Are there any cheap converters on the market, to convert this
voltage into a nice linear voltage vs temperature relation ? Then
there there are many voltage-to-display converters.
Bye,
The usual method of approximate linearization is to put a carefully
chosen resistor in parallel, which may or may not be good enough
depending on what you're doing. (See e.g.
<https://circuitcellar.com/resources/quickbits/ntc-thermistor-linearizat
ion-2/>.)
It doesn't help resolution on the high temperature end, but it does
prevent the ADC from railing at the low temperature end.
A positive resistance works with an NTC, because its resistanance vs
temperature curve is concave upward. A metal RTD's characteristic is
concave downward, so you need a negative resistance for the job.

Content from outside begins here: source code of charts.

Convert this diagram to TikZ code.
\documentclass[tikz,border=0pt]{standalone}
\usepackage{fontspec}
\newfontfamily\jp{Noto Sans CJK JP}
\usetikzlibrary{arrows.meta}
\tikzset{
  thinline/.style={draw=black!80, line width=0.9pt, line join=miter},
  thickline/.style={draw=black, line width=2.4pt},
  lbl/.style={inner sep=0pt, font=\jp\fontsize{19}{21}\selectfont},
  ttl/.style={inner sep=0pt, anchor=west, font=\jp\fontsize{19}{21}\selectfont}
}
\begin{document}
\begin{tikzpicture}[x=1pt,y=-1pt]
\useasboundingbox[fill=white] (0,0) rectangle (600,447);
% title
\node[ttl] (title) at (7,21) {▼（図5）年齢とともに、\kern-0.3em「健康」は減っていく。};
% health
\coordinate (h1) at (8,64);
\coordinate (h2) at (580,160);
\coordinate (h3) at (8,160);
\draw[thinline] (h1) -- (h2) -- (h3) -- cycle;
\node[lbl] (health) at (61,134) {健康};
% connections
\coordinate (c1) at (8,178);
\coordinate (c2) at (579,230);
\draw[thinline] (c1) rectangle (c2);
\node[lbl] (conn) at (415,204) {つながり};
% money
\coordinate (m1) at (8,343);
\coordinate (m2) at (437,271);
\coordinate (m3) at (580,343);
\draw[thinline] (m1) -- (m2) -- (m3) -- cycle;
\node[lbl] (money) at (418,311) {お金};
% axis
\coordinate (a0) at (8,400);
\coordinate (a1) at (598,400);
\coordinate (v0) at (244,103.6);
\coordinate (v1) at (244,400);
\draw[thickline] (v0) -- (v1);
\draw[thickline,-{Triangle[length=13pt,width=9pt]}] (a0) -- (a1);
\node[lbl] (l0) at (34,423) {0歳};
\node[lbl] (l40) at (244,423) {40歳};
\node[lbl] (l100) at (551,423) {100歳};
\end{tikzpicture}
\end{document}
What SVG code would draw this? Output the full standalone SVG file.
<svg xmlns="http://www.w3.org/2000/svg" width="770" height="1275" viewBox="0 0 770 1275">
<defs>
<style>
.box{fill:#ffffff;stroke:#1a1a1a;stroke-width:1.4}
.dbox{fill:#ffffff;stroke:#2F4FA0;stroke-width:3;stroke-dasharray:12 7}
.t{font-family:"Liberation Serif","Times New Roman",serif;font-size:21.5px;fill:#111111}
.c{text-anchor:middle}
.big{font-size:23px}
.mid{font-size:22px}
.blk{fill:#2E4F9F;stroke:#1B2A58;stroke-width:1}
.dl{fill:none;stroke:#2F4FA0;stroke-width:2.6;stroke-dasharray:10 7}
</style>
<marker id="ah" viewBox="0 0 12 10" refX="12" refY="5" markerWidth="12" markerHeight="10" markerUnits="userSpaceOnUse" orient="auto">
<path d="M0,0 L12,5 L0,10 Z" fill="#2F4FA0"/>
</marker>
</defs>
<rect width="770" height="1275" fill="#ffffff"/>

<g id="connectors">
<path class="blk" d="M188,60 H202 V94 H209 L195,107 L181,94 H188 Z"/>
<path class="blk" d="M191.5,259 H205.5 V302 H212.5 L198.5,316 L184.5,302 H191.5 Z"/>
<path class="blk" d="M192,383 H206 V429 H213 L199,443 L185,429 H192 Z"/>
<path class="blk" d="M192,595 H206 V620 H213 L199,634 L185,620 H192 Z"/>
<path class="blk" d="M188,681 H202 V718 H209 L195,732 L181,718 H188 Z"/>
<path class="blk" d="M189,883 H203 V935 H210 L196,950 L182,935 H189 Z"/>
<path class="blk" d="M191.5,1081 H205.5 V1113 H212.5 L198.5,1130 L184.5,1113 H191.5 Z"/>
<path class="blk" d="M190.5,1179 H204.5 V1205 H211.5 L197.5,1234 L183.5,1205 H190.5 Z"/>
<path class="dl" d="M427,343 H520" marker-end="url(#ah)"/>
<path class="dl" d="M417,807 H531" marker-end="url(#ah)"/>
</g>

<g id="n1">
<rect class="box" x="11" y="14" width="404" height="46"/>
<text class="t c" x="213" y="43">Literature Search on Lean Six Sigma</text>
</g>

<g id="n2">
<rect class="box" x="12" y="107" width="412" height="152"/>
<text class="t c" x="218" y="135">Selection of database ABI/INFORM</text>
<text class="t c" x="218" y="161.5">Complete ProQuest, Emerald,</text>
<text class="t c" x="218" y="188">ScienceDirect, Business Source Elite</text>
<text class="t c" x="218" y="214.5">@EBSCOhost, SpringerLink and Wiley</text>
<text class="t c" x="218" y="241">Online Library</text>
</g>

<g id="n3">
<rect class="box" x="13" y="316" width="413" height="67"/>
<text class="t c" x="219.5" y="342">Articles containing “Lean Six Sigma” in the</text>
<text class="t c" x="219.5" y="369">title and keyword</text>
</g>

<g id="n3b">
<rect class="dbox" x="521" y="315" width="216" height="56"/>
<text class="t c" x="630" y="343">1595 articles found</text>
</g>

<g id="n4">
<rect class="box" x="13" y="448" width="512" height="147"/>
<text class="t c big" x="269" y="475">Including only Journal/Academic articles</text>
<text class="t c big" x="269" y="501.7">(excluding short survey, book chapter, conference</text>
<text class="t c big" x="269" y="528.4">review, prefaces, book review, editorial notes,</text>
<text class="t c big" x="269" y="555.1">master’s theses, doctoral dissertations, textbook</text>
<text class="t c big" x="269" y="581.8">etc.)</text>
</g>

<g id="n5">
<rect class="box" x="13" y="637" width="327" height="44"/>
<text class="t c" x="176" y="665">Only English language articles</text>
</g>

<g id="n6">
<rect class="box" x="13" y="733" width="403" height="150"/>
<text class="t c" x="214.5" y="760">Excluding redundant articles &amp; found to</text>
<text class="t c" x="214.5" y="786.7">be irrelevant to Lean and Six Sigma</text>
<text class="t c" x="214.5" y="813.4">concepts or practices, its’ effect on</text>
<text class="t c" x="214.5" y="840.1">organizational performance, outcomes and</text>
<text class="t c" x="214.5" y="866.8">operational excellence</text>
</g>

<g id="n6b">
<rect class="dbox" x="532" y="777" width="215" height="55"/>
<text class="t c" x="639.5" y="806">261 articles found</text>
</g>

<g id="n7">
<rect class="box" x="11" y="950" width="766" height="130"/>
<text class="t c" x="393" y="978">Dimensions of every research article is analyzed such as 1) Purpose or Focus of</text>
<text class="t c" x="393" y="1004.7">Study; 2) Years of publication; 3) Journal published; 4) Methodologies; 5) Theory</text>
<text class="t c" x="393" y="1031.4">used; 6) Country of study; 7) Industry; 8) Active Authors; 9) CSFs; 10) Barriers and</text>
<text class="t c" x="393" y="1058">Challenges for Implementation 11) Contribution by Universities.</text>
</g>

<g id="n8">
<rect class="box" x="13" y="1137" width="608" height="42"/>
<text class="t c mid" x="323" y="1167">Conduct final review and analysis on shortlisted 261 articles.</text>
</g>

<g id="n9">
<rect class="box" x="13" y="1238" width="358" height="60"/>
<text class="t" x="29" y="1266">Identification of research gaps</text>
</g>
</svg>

Because its nonlinearity is smooth and gentle, you can do an amazingly
good job that way--theoretically under 1K error from -100 to +150C
iirc, and much closer over narrower ranges. (I designed a couple of
those in my misspent youth.)
You wouldn't bother nowadays, since it's going into an ADC anyway, and
code is much cheaper than op amps.
Cheers
Phil Hobbs
I tried to do that in the 1970s to control the gain of an APD with
temperature. I ended up using a diode as a temperature sensor as I
couldn't get it linear enough.
Later on I wanted a non-linear control for another application.We tried
OP amps with piece-wise shaping circuits. We concluded however the best
way to do it was a PIC with a built in ADC and DAC and a lookup table
as you suggest. That might be the cheapest way for the OP
I've also used AD590s which are pretty good.